Boxing Day Dip in Redcar, 26th December 1994.
Boxing Day is also synonymous with sports; according to Vice’s article about Boxing Day and football from 2014: “Of the 92 fully professional teams in England's Football League, there are 46 live matches. Even in the Conference, England's fifth and sixth tiers, where many teams are semi-pro, every club is at it. In the Southern Hemisphere, things are just as festive and equally sporty. The Melbourne Cricket Ground, the fabled, 160-year-old temple to cricket, is full: Australia is taking on India in the annual Boxing Day Test. Similar matches, in addition to an uncountable number of other sporting events, are taking place in New Zealand and South Africa.” Distressingly, the Boxing Day hunt still takes place in the United Kingdom where men and women on horses, along with several baying dogs, hunt down defenceless little foxes. There are many widespread protests against the hunts, but the tradition still persists.
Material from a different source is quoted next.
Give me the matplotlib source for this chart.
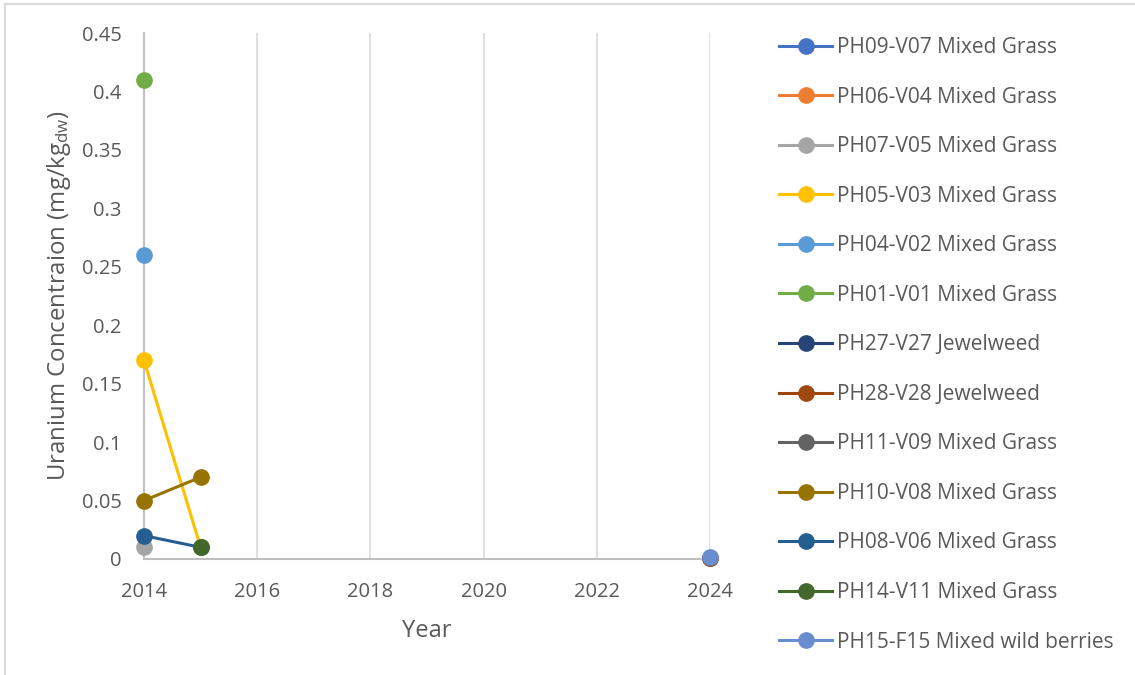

Anti-blood sports campaigners turned out in force for what they hope will be one of the last Boxing Day hunting programmes, in Maldon,Essex today (Friday). Traditionally, December 26 is the most important date in the hunting calendar and has seen fierce clashes between hunters and protesters. Photo by Michael Stephens.
Finally, in keeping with the season of excess, copious amounts of alcohol are usually consumed on Boxing Day, as evidenced by a conversation with a British friend. When I inquired how he would be spending the Boxing Day holiday, he informed me that he would be “drinking too much and watching the cricket on the telly”. Sounds good to me.